◆ **WHAT TO DO**
Skip any picture you find and retype all the remaining lines exactly.

● ● ●

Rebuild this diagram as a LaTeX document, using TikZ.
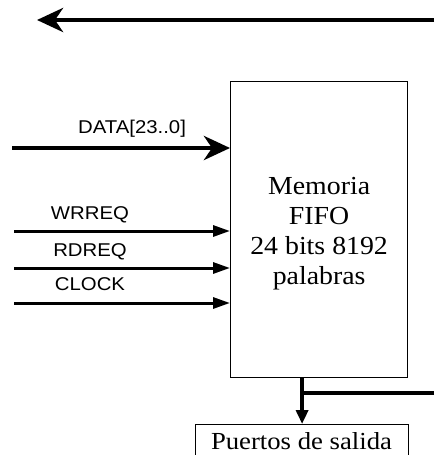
\documentclass[tikz,border=0pt]{standalone}
\usepackage{fontspec}
\setmainfont{Liberation Serif}
\setsansfont{Liberation Sans}
\usetikzlibrary{arrows.meta}
\begin{document}
\begin{tikzpicture}[x=1pt,y=-1pt,
  blockbox/.style={draw,line width=1.2pt,inner sep=0pt},
  sig/.style={font=\sffamily\fontsize{18.5}{20}\selectfont,xscale=1.1,inner sep=0pt},
  bigarrow/.style={line width=4.5pt,-{Stealth[length=26pt,width=24pt,inset=8pt]}},
  smallarrow/.style={line width=3pt,-{Triangle[length=17pt,width=11pt]}},
  busline/.style={line width=4.5pt}
]
\useasboundingbox (0,0) rectangle (434,455);
\node[blockbox,minimum width=177pt,minimum height=296pt,anchor=north west] (fifo) at (230,81) {};
\node[align=center,font=\fontsize{26}{30}\selectfont,xscale=1.07,inner sep=0pt] (ftext)
      at ([yshift=-4pt]fifo.center) {Memoria\\FIFO\\24 bits 8192\\palabras};
\node[blockbox,minimum width=213pt,minimum height=40pt,anchor=north west] (out) at (195,424) {};
\node[anchor=base,font=\fontsize{24.5}{28}\selectfont,xscale=1.09,inner sep=0pt] (otext)
      at (301.5,449) {Puertos de salida};
% top arrow
\coordinate (topR) at (434,20);
\coordinate (topL) at (37,20);
\draw[bigarrow] (topR) -- (topL);
% inputs
\coordinate (dIn) at (12,148);
\draw[bigarrow] (dIn) -- (dIn -| fifo.west);
\node[sig] (ldata) at (132,129) {DATA[23..0]};
\coordinate (wIn) at (14,231);
\draw[smallarrow] (wIn) -- (wIn -| fifo.west);
\node[sig] (lw) at (90,215) {WRREQ};
\coordinate (rIn) at (14,268);
\draw[smallarrow] (rIn) -- (rIn -| fifo.west);
\node[sig] (lr) at (90,252) {RDREQ};
\coordinate (cIn) at (14,303);
\draw[smallarrow] (cIn) -- (cIn -| fifo.west);
\node[sig] (lc) at (90,284) {CLOCK};
% output
\draw[line width=4.5pt,-{Triangle[length=14pt,width=12pt]}] (out.north |- fifo.south) -- (out.north);
\coordinate (busR) at (434,393);
\draw[busline] (busR) -- (busR -| out.north);
\end{tikzpicture}
\end{document}
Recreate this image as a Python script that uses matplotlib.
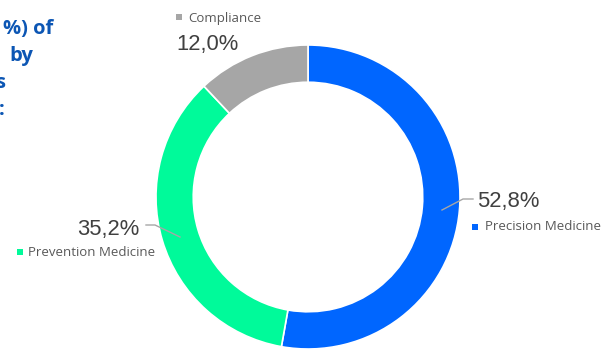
import matplotlib
matplotlib.use("Agg")
import matplotlib.pyplot as plt
from matplotlib.patches import Rectangle

# Segment data (clockwise from 12 o'clock)
categories = ["Precision Medicine", "Prevention Medicine", "Compliance"]
shares = [52.8, 35.2, 12.0]
colors = ["#0066FF", "#00FA9A", "#A6A6A6"]

W, H = 611, 349
fig = plt.figure(figsize=(W / 100, H / 100), dpi=100)
ax = fig.add_axes([0, 0, 1, 1])
ax.set_xlim(0, W)
ax.set_ylim(0, H)
ax.set_aspect("equal")
ax.axis("off")

def py(y):
    """convert a top-down pixel row to axes y"""
    return H - y

cx, cy, R = 308, py(197), 152
ax.pie(shares, colors=colors, startangle=90, counterclock=False,
       center=(cx, cy), radius=R,
       wedgeprops=dict(width=R * 0.245, edgecolor="white", linewidth=1.2))
ax.set_xlim(0, W)
ax.set_ylim(0, H)

num_font = dict(family="Liberation Sans", fontsize=15.8, color="#404040")
lab_font = dict(family="Open Sans", fontsize=9.5, color="#595959")

def pct(v):
    return f"{v:.1f}%".replace(".", ",")

# value labels
ax.text(477, py(207), pct(shares[0]), ha="left", va="baseline", **num_font)
ax.text(139, py(235), pct(shares[1]), ha="right", va="baseline", **num_font)
ax.text(176, py(50), pct(shares[2]), ha="left", va="baseline", **num_font)

# leader lines
ax.plot([442, 463, 473], [py(210), py(199), py(199)], color="#A6A6A6", lw=1)
ax.plot([146, 155, 180], [py(225), py(225), py(237)], color="#A6A6A6", lw=1)

# category labels with colour keys
def key(x, yc, color, text, tx, baseline):
    ax.add_patch(Rectangle((x, py(yc) - 3), 6, 6, color=color, lw=0))
    ax.text(tx, py(baseline), text, ha="left", va="baseline", **lab_font)

key(472, 227, colors[0], categories[0], 485, 230)
key(17, 252, colors[1], categories[1], 28, 256)
key(176, 17, colors[2], categories[2], 188, 22)

# title (runs off the left edge)
title_font = dict(family="Open Sans", fontsize=14.5, fontweight="bold", color="#0C56B4",
                  ha="right", va="baseline")
ax.text(53, py(34), "%) of", **title_font)
ax.text(33, py(61), "by", **title_font)
ax.text(5, py(88), "s", **title_font)
ax.text(5, py(115), ":", **title_font)

fig.savefig("out.png", dpi=100)
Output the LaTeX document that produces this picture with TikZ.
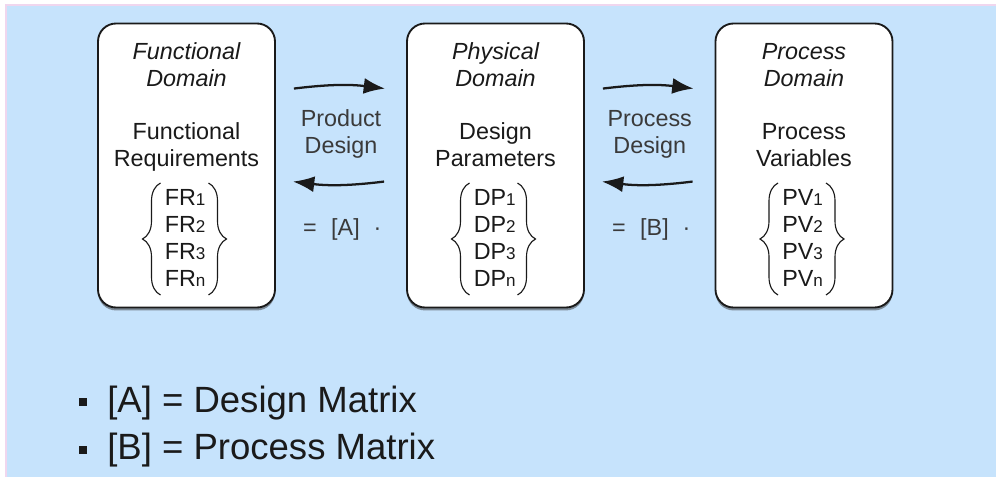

● ● ●

◆ **THE SOLUTION**
Rebuild this diagram as a LaTeX document, using TikZ.
\documentclass[tikz,border=0pt]{standalone}
\usepackage{fontspec}
\setmainfont{Liberation Serif}
\setsansfont{Liberation Sans}
\usetikzlibrary{arrows.meta}
\begin{document}
\begin{tikzpicture}[x=1pt,y=-1pt,
  blockbox/.style={draw,line width=1.2pt,inner sep=0pt},
  sig/.style={font=\sffamily\fontsize{18.5}{20}\selectfont,xscale=1.1,inner sep=0pt},
  bigarrow/.style={line width=4.5pt,-{Stealth[length=26pt,width=24pt,inset=8pt]}},
  smallarrow/.style={line width=3pt,-{Triangle[length=17pt,width=11pt]}},
  busline/.style={line width=4.5pt}
]
\useasboundingbox (0,0) rectangle (434,455);
\node[blockbox,minimum width=177pt,minimum height=296pt,anchor=north west] (fifo) at (230,81) {};
\node[align=center,font=\fontsize{26}{30}\selectfont,xscale=1.07,inner sep=0pt] (ftext)
      at ([yshift=-4pt]fifo.center) {Memoria\\FIFO\\24 bits 8192\\palabras};
\node[blockbox,minimum width=213pt,minimum height=40pt,anchor=north west] (out) at (195,424) {};
\node[anchor=base,font=\fontsize{24.5}{28}\selectfont,xscale=1.09,inner sep=0pt] (otext)
      at (301.5,449) {Puertos de salida};
% top arrow
\coordinate (topR) at (434,20);
\coordinate (topL) at (37,20);
\draw[bigarrow] (topR) -- (topL);
% inputs
\coordinate (dIn) at (12,148);
\draw[bigarrow] (dIn) -- (dIn -| fifo.west);
\node[sig] (ldata) at (132,129) {DATA[23..0]};
\coordinate (wIn) at (14,231);
\draw[smallarrow] (wIn) -- (wIn -| fifo.west);
\node[sig] (lw) at (90,215) {WRREQ};
\coordinate (rIn) at (14,268);
\draw[smallarrow] (rIn) -- (rIn -| fifo.west);
\node[sig] (lr) at (90,252) {RDREQ};
\coordinate (cIn) at (14,303);
\draw[smallarrow] (cIn) -- (cIn -| fifo.west);
\node[sig] (lc) at (90,284) {CLOCK};
% output
\draw[line width=4.5pt,-{Triangle[length=14pt,width=12pt]}] (out.north |- fifo.south) -- (out.north);
\coordinate (busR) at (434,393);
\draw[busline] (busR) -- (busR -| out.north);
\end{tikzpicture}
\end{document}
Recreate this image as a Python script that uses matplotlib.
import matplotlib
matplotlib.use("Agg")
import matplotlib.pyplot as plt
from matplotlib.patches import Rectangle

# Segment data (clockwise from 12 o'clock)
categories = ["Precision Medicine", "Prevention Medicine", "Compliance"]
shares = [52.8, 35.2, 12.0]
colors = ["#0066FF", "#00FA9A", "#A6A6A6"]

W, H = 611, 349
fig = plt.figure(figsize=(W / 100, H / 100), dpi=100)
ax = fig.add_axes([0, 0, 1, 1])
ax.set_xlim(0, W)
ax.set_ylim(0, H)
ax.set_aspect("equal")
ax.axis("off")

def py(y):
    """convert a top-down pixel row to axes y"""
    return H - y

cx, cy, R = 308, py(197), 152
ax.pie(shares, colors=colors, startangle=90, counterclock=False,
       center=(cx, cy), radius=R,
       wedgeprops=dict(width=R * 0.245, edgecolor="white", linewidth=1.2))
ax.set_xlim(0, W)
ax.set_ylim(0, H)

num_font = dict(family="Liberation Sans", fontsize=15.8, color="#404040")
lab_font = dict(family="Open Sans", fontsize=9.5, color="#595959")

def pct(v):
    return f"{v:.1f}%".replace(".", ",")

# value labels
ax.text(477, py(207), pct(shares[0]), ha="left", va="baseline", **num_font)
ax.text(139, py(235), pct(shares[1]), ha="right", va="baseline", **num_font)
ax.text(176, py(50), pct(shares[2]), ha="left", va="baseline", **num_font)

# leader lines
ax.plot([442, 463, 473], [py(210), py(199), py(199)], color="#A6A6A6", lw=1)
ax.plot([146, 155, 180], [py(225), py(225), py(237)], color="#A6A6A6", lw=1)

# category labels with colour keys
def key(x, yc, color, text, tx, baseline):
    ax.add_patch(Rectangle((x, py(yc) - 3), 6, 6, color=color, lw=0))
    ax.text(tx, py(baseline), text, ha="left", va="baseline", **lab_font)

key(472, 227, colors[0], categories[0], 485, 230)
key(17, 252, colors[1], categories[1], 28, 256)
key(176, 17, colors[2], categories[2], 188, 22)

# title (runs off the left edge)
title_font = dict(family="Open Sans", fontsize=14.5, fontweight="bold", color="#0C56B4",
                  ha="right", va="baseline")
ax.text(53, py(34), "%) of", **title_font)
ax.text(33, py(61), "by", **title_font)
ax.text(5, py(88), "s", **title_font)
ax.text(5, py(115), ":", **title_font)

fig.savefig("out.png", dpi=100)
Output the LaTeX document that produces this picture with TikZ.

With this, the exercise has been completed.